Entries from a dataset:
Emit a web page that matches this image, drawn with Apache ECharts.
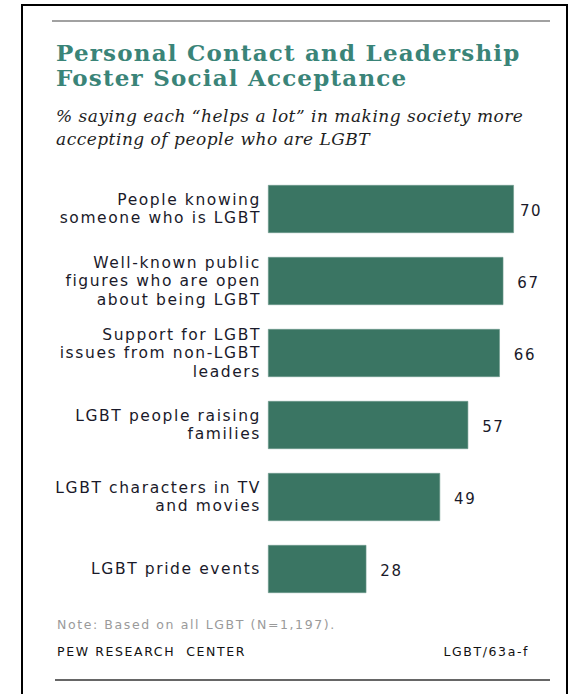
<!DOCTYPE html>
<html>
<head>
<meta charset="utf-8">
<script src="https://cdn.jsdelivr.net/npm/echarts@6/dist/echarts.min.js"></script>
<style>
  html, body { margin: 0; padding: 0; background: #fff; }
  #chart { width: 577px; height: 694px; }
  #chart svg text[style*="DejaVu Sans"] { letter-spacing: 1.6px; }
  #chart svg text[style*="DejaVu Serif"][style*="bold"] { letter-spacing: 1.2px; }
  #chart svg text[style*="DejaVu Serif"][style*="italic"] { letter-spacing: 0.5px; }
</style>
</head>
<body>
<div id="chart"></div>
<script>
// ---- data ----
const categories = [
  "People knowing\nsomeone who is LGBT",
  "Well-known public\nfigures who are open\nabout being LGBT",
  "Support for LGBT\nissues from non-LGBT\nleaders",
  "LGBT people raising\nfamilies",
  "LGBT characters in TV\nand movies",
  "LGBT pride events"
];
const values = [70, 67, 66, 57, 49, 28];
const titleText = "Personal Contact and Leadership\nFoster Social Acceptance";
const subtitleText = "% saying each \u201chelps a lot\u201d in making society more\naccepting of people who are LGBT";
const noteText = "Note: Based on all LGBT (N=1,197).";
const sourceText = "PEW RESEARCH  CENTER";
const codeText = "LGBT/63a-f";

const chart = echarts.init(document.getElementById('chart'), null, { renderer: 'svg' });

const sans = 'DejaVu Sans';
const serif = 'DejaVu Serif';

const option = {
  backgroundColor: '#ffffff',
  animation: false,
  title: [
    {
      text: titleText,
      left: 56, top: 40, padding: 0,
      textStyle: { fontFamily: serif, fontWeight: 'bold', fontSize: 23, lineHeight: 25, color: '#3a8478' }
    },
    {
      text: subtitleText,
      left: 56, top: 104, padding: 0,
      textStyle: { fontFamily: serif, fontStyle: 'italic', fontWeight: 'normal', fontSize: 17, lineHeight: 23, color: '#1e1e1e' }
    },
    {
      text: noteText,
      left: 57, top: 618, padding: 0,
      textStyle: { fontFamily: sans, fontWeight: 'normal', fontSize: 12.5, color: '#9a9a9a' }
    },
    {
      text: sourceText,
      left: 57, top: 645, padding: 0,
      textStyle: { fontFamily: sans, fontWeight: 'normal', fontSize: 12.5, color: '#111' }
    },
    {
      text: codeText,
      right: 64, top: 645, padding: 0,
      textStyle: { fontFamily: sans, fontWeight: 'normal', fontSize: 12.5, color: '#111' }
    }
  ],
  graphic: [
    { type: 'rect', shape: { x: 22, y: 5, width: 545, height: 720 }, style: { fill: 'none', stroke: '#000', lineWidth: 2 }, silent: true },
    { type: 'line', shape: { x1: 52, y1: 21, x2: 550, y2: 21 }, style: { stroke: '#444', lineWidth: 1.2 }, silent: true },
    { type: 'line', shape: { x1: 55, y1: 680, x2: 550, y2: 680 }, style: { stroke: '#333', lineWidth: 1.5 }, silent: true }
  ],
  grid: { left: 268, top: 173, width: 281, height: 432, containLabel: false },
  xAxis: {
    type: 'value', min: 0, max: 80,
    show: false
  },
  yAxis: {
    type: 'category', data: categories, inverse: true,
    axisLine: { show: false }, axisTick: { show: false }, splitLine: { show: false },
    axisLabel: { margin: 7, fontFamily: sans, fontSize: 15.5, lineHeight: 18.5, color: '#1a1a2a', align: 'right' }
  },
  series: [{
    type: 'bar',
    barWidth: 48,
    data: values.map((v, i) => ({ value: v, label: { distance: i === 0 ? 6 : 14 } })),
    itemStyle: { color: '#3a7563', borderColor: '#6f9a8d', borderWidth: 0.6 },
    label: { show: true, position: 'right', fontFamily: sans, fontSize: 15, color: '#1a1a2a', offset: [0, 2] }
  }]
};
chart.setOption(option);
</script>
</body>
</html>
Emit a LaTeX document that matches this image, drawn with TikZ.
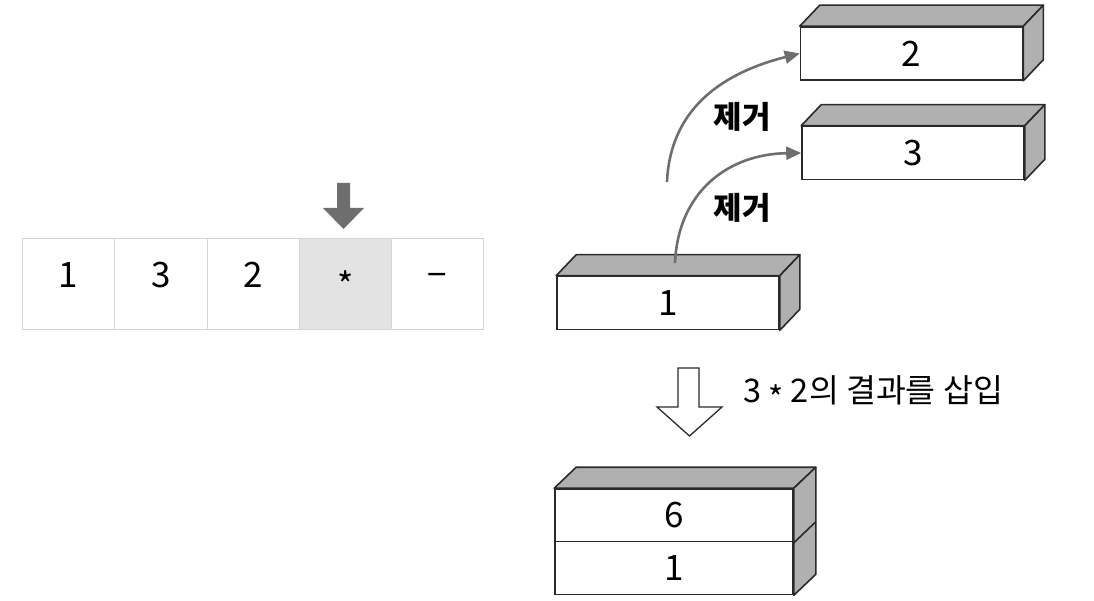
\documentclass[tikz,border=0pt]{standalone}
\usepackage{fontspec}
\setmainfont{Noto Sans CJK KR}
\usetikzlibrary{arrows.meta,calc}
\definecolor{cellline}{HTML}{D4D4D4}
\definecolor{cellhi}{HTML}{E3E3E3}
\definecolor{arrowgray}{HTML}{6E6E6E}
\definecolor{boxline}{HTML}{2A2A2A}
\definecolor{sidegray}{HTML}{B0B0B0}
\tikzset{
  cell/.style={draw=cellline, line width=1pt, fill=white, minimum width=92.5, minimum height=90, inner sep=0pt, text height=0.73em, text depth=0pt, font=\fontsize{35}{40}\selectfont},
  front/.style={draw=boxline, line width=1.6pt, fill=white, minimum width=222, minimum height=53, inner sep=0pt, font=\fontsize{35}{40}\selectfont},
  side/.style={draw=boxline, line width=1.6pt, fill=sidegray, line join=round},
  curvearrow/.style={draw=arrowgray, line width=2.6pt, -{Triangle[length=15pt,width=13pt]}},
  label/.style={font=\fontsize{31}{36}\selectfont\bfseries, inner sep=0pt},
  note/.style={font=\fontsize{32.5}{36}\selectfont, inner sep=0pt, anchor=west},
}
\newcommand\midstar{\raisebox{-0.22em}{*}}
\begin{document}
\begin{tikzpicture}[x=1pt,y=-1pt]
\useasboundingbox (0,0) rectangle (1094,601);
% array
\node[cell] (c1) at (68.5,284) {1};
\node[cell] (c2) at (161,284) {3};
\node[cell] (c3) at (253.5,284) {2};
\node[cell, fill=cellhi] (c4) at (346,284) {\raisebox{-0.3em}{*}};
\node[cell] (c5) at (437.5,284) {−};
% filled pointer arrow
\fill[arrowgray] (337,183) -- (350,183) -- (350,208) -- (364,208) -- (343.5,229) -- (323,208) -- (337,208) -- cycle;
% box 2
\node[front] (b2) at (911.5,53.5) {2};
\path[side] (b2.north west) -- ++(20,-21) -- ($(b2.north east)+(20,-21)$) -- (b2.north east) -- cycle;
\path[side] (b2.north east) -- ++(20,-21) -- ($(b2.south east)+(20,-21)$) -- (b2.south east) -- cycle;
% box 3
\node[front] (b3) at (913,153) {3};
\path[side] (b3.north west) -- ++(20,-21) -- ($(b3.north east)+(20,-21)$) -- (b3.north east) -- cycle;
\path[side] (b3.north east) -- ++(20,-21) -- ($(b3.south east)+(20,-21)$) -- (b3.south east) -- cycle;
% box 1
\node[front] (b1) at (668,303) {1};
\path[side] (b1.north west) -- ++(20,-21) -- ($(b1.north east)+(20,-21)$) -- (b1.north east) -- cycle;
\path[side] (b1.north east) -- ++(20,-21) -- ($(b1.south east)+(20,-21)$) -- (b1.south east) -- cycle;
% curved arrows
\coordinate (a1s) at (667,182);
\coordinate (a2s) at (675,263);
\draw[curvearrow] (a1s) .. controls (670,112) and (718,74) .. (b2.west);
\draw[curvearrow] (a2s) .. controls (678,192) and (728,154) .. (b3.west);
\node[label] (l1) at (742,117) {제거};
\node[label] (l2) at (742,208) {제거};
% hollow arrow
\draw[boxline, line width=1.3pt, fill=white, line join=miter] (678,368) -- (699,368) -- (699,407) -- (722,407) -- (689.5,436) -- (657,407) -- (678,407) -- cycle;
\node[note] (t) at (743,393) {3 \midstar{} 2의 결과를 삽입};
% stack
\node[front, minimum width=238] (s6) at (674,515.5) {6};
\node[front, minimum width=238] (s1) at (674,568) {1};
\path[side] (s6.north west) -- ++(22,-21) -- ($(s6.north east)+(22,-21)$) -- (s6.north east) -- cycle;
\path[side] (s6.north east) -- ++(22,-21) -- ($(s1.south east)+(22,-21)$) -- (s1.south east) -- cycle;
\draw[boxline, line width=1.6pt] (s6.south east) -- ++(22,-21);
\end{tikzpicture}
\end{document}
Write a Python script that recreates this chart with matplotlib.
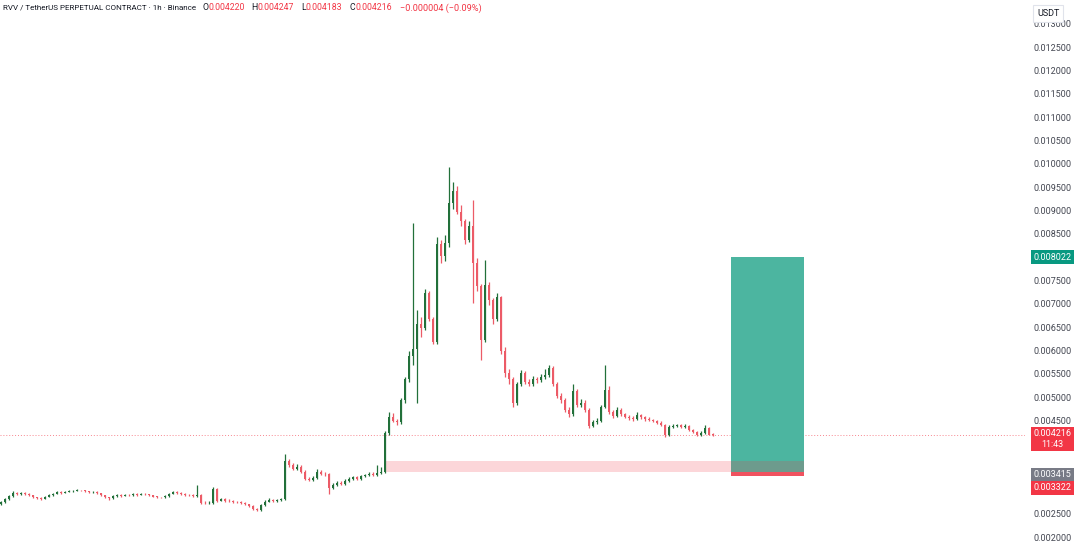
import matplotlib
matplotlib.use("Agg")
import matplotlib.pyplot as plt
from matplotlib.patches import Rectangle
import numpy as np

plt.rcParams['font.family'] = ['Roboto', 'DejaVu Sans']

# hourly candles, prices in micro-USDT (1e-6)
first_open = 2720
closes = [
    2780, 2830, 2900, 2960, 2940, 2970, 2950, 2920, 2880, 2850,
    2840, 2880, 2930, 2950, 2980, 2970, 2990, 3000, 3010, 3030,
    3020, 3000, 2980, 2990, 2960, 2920, 2870, 2850, 2900, 2920,
    2910, 2930, 2920, 2940, 2930, 2950, 2940, 2920, 2890, 2880,
    2870, 2900, 2950, 2980, 2970, 2950, 2930, 2920, 2910, 2930,
    2760, 2750, 2760, 3060, 2800, 2830, 2800, 2790, 2780, 2770,
    2760, 2720, 2680, 2620, 2600, 2700, 2780, 2820, 2800, 2810,
    2830, 3650, 3560, 3480, 3520, 3420, 3270, 3250, 3280, 3420,
    3380, 3370, 3080, 3140, 3180, 3160, 3230, 3270, 3300, 3260,
    3330, 3350, 3380, 3360, 3400, 3420, 4250, 4600, 4520, 4480,
    4950, 5400, 5900, 6050, 6600, 6500, 7250, 6700, 6200, 8300,
    8050, 8330, 9180, 9450, 9000, 8800, 8400, 8700, 7900, 7400,
    6250, 7430, 7100, 6700, 7170, 6000, 5540, 5400, 4900, 5300,
    5540, 5350, 5300, 5400, 5380, 5450, 5500, 5650, 5300, 5050,
    4950, 4750, 4650, 5150, 4850, 4900, 4750, 4400, 4480, 4520,
    4800, 5170, 4700, 4620, 4750, 4650, 4600, 4580, 4560, 4640,
    4590, 4560, 4530, 4510, 4470, 4430, 4200, 4390, 4400, 4420,
    4380, 4410, 4320, 4280, 4200, 4250, 4360, 4220, 4216,
]
highs = [
    2800, 2850, 2930, 3000, 2980, 2990, 2990, 2960, 2930, 2890,
    2870, 2900, 2950, 2970, 3000, 3000, 3010, 3020, 3030, 3050,
    3040, 3030, 3010, 3010, 3000, 2970, 2930, 2880, 2920, 2940,
    2940, 2950, 2950, 2960, 2960, 2970, 2970, 2950, 2930, 2900,
    2890, 2920, 2970, 3000, 3000, 2980, 2960, 2950, 2940, 3130,
    2950, 2790, 2790, 3090, 3070, 2860, 2850, 2830, 2810, 2800,
    2790, 2780, 2740, 2700, 2640, 2730, 2820, 2860, 2840, 2840,
    2860, 3800, 3700, 3600, 3580, 3560, 3450, 3300, 3320, 3470,
    3450, 3420, 3390, 3180, 3220, 3220, 3260, 3310, 3340, 3320,
    3360, 3380, 3420, 3410, 3560, 3520, 4300, 4700, 4680, 4560,
    5000, 5450, 6000, 8760, 6900, 6750, 7350, 7300, 6750, 8450,
    8400, 8500, 9955, 9640, 9550, 9150, 8850, 8800, 9250, 8000,
    7450, 7960, 7500, 7150, 7250, 7200, 6100, 5620, 5450, 5350,
    5600, 5580, 5420, 5480, 5460, 5520, 5620, 5700, 5680, 5350,
    5100, 5000, 4800, 5300, 5200, 4980, 4950, 4780, 4530, 4580,
    4850, 5710, 5250, 4750, 4800, 4790, 4690, 4640, 4620, 4700,
    4670, 4620, 4590, 4560, 4540, 4500, 4450, 4420, 4440, 4450,
    4440, 4440, 4430, 4340, 4300, 4290, 4420, 4380, 4247,
]
lows = [
    2700, 2760, 2810, 2880, 2920, 2920, 2930, 2900, 2860, 2830,
    2820, 2830, 2870, 2910, 2940, 2950, 2960, 2980, 2990, 3000,
    3000, 2980, 2960, 2970, 2940, 2900, 2850, 2820, 2840, 2890,
    2890, 2900, 2900, 2910, 2910, 2920, 2920, 2900, 2870, 2860,
    2850, 2860, 2890, 2940, 2950, 2930, 2910, 2900, 2890, 2890,
    2740, 2720, 2730, 2740, 2780, 2790, 2780, 2770, 2760, 2750,
    2740, 2700, 2660, 2600, 2570, 2590, 2680, 2770, 2780, 2780,
    2800, 2820, 3520, 3450, 3460, 3400, 3240, 3220, 3230, 3260,
    3350, 3340, 2950, 3050, 3120, 3130, 3140, 3210, 3250, 3240,
    3240, 3310, 3330, 3330, 3340, 3380, 3400, 4200, 4480, 4420,
    4450, 4900, 5350, 5700, 4900, 6300, 6450, 6650, 6150, 6150,
    7900, 7950, 8250, 9050, 8950, 8700, 8300, 8350, 7040, 7300,
    5820, 6200, 7000, 6600, 6650, 5950, 5450, 5300, 4810, 4850,
    5250, 5300, 5250, 5270, 5330, 5350, 5420, 5450, 5250, 5000,
    4900, 4700, 4600, 4620, 4800, 4820, 4700, 4370, 4380, 4450,
    4480, 4780, 4650, 4580, 4600, 4620, 4570, 4540, 4520, 4540,
    4560, 4520, 4500, 4480, 4440, 4400, 4160, 4180, 4360, 4380,
    4350, 4360, 4300, 4250, 4180, 4190, 4240, 4200, 4183,
]

target_price = 0.008022
entry_price = 0.003415
stop_price = 0.003322
zone_top = 0.003650
last_time = "11:43"

price_ticks = np.arange(0.0020, 0.01301, 0.0005)

c = np.array(closes) / 1e6
h = np.array(highs) / 1e6
l = np.array(lows) / 1e6
o = np.concatenate([[first_open / 1e6], c[:-1]])
idx = np.arange(len(c))
last = c[-1]

green = '#22703a'
red = '#ec5b67'

fig = plt.figure(figsize=(10.8, 5.54), dpi=100)
ax = fig.add_axes([0, 0, 1025 / 1080, 1])
ax.set_xlim(-0.25, 256)
ax.set_ylim(0.001658, 0.013536)
ax.axis('off')

up = c >= o
col = np.where(up, green, red)
ax.vlines(idx, l, h, colors=col, lw=0.9, zorder=3)
body = np.maximum(np.abs(c - o), 0.000012)
ax.bar(idx, body, bottom=np.minimum(o, c), width=0.65, color=col, lw=0, zorder=4)

# long position tool
box_l, box_r = 182.5, 200.75
ax.add_patch(Rectangle((box_l, entry_price), box_r - box_l, target_price - entry_price,
                       facecolor='#4cb5a0', edgecolor='none', zorder=2))
ax.add_patch(Rectangle((box_l, stop_price), box_r - box_l, entry_price - stop_price,
                       facecolor='#f0525f', edgecolor='none', zorder=2))
# demand zone
ax.add_patch(Rectangle((96, entry_price), box_r - 96, zone_top - entry_price,
                       facecolor='#f23645', alpha=0.2, edgecolor='none', zorder=2.5))

ax.axhline(last, color='#f23645', ls=(0, (1, 2)), lw=0.7, alpha=0.6, zorder=1)

# header, pieces laid out one after another
fig.canvas.draw()
renderer = fig.canvas.get_renderer()
pieces = [("RVV / TetherUS PERPETUAL CONTRACT · 1h · Binance", '#131722', 6, 5.8),
          ("O", '#131722', 0, 6.3), ("0.004220", '#f23645', 7, 6.3),
          ("H", '#131722', 0, 6.3), ("0.004247", '#f23645', 7, 6.3),
          ("L", '#131722', 0, 6.3), ("0.004183", '#f23645', 7, 6.3),
          ("C", '#131722', 0, 6.3), ("0.004216", '#f23645', 8, 6.3),
          ("−0.000004 (−0.09%)", '#f23645', 0, 6.6)]
xpx = 3
for s, colr, gap, fs in pieces:
    t = fig.text(xpx / 1080, 1 - 8 / 554, s, fontsize=fs, color=colr, va='center', ha='left')
    xpx += t.get_window_extent(renderer).width + gap

# price scale
sc = fig.add_axes([1025 / 1080, 0, 55 / 1080, 1])
sc.set_xlim(0, 1)
sc.set_ylim(ax.get_ylim())
sc.axis('off')
for p in price_ticks:
    if abs(p - 0.004) < 1e-9 or abs(p - 0.0035) < 1e-9:
        continue  # hidden behind the price tags
    sc.text(0.15, p, f"{p:.6f}", fontsize=6.5, color='#434651', va='center', ha='left', zorder=1)

def tag(y, s, bg, fg='white'):
    sc.text(0.5, y, s, fontsize=6.5, color=fg, va='center', ha='center', zorder=5,
            bbox=dict(boxstyle='square,pad=0.25', facecolor=bg, edgecolor='none'))

tag(target_price, "0.008022", '#089981')
tag(last - 0.00009, f"{last:.6f}\n{last_time}", '#f23645')
tag(entry_price - 0.00005, f"{entry_price:.6f}", '#787b86')
tag(entry_price - 0.00034, f"{stop_price:.6f}", '#f23645')
sc.text(0.42, 0.01325, "USDT", fontsize=6.5, color='#131722', va='center', ha='center', zorder=5,
        bbox=dict(boxstyle='square,pad=0.45', facecolor='white', edgecolor='#e0e3eb', lw=0.8))

fig.savefig('out.png', dpi=100, facecolor='white')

To be done: From the records above, quote word for word only the lines beginning at the line that has "Write a Python" and stopping after the line that has "plt.rcParams['font.family'] = ['Roboto', 'DejaVu". Omit the pictures.

Output of the exercise:
Write a Python script that recreates this chart with matplotlib.
import matplotlib
matplotlib.use("Agg")
import matplotlib.pyplot as plt
from matplotlib.patches import Rectangle
import numpy as np

plt.rcParams['font.family'] = ['Roboto', 'DejaVu Sans']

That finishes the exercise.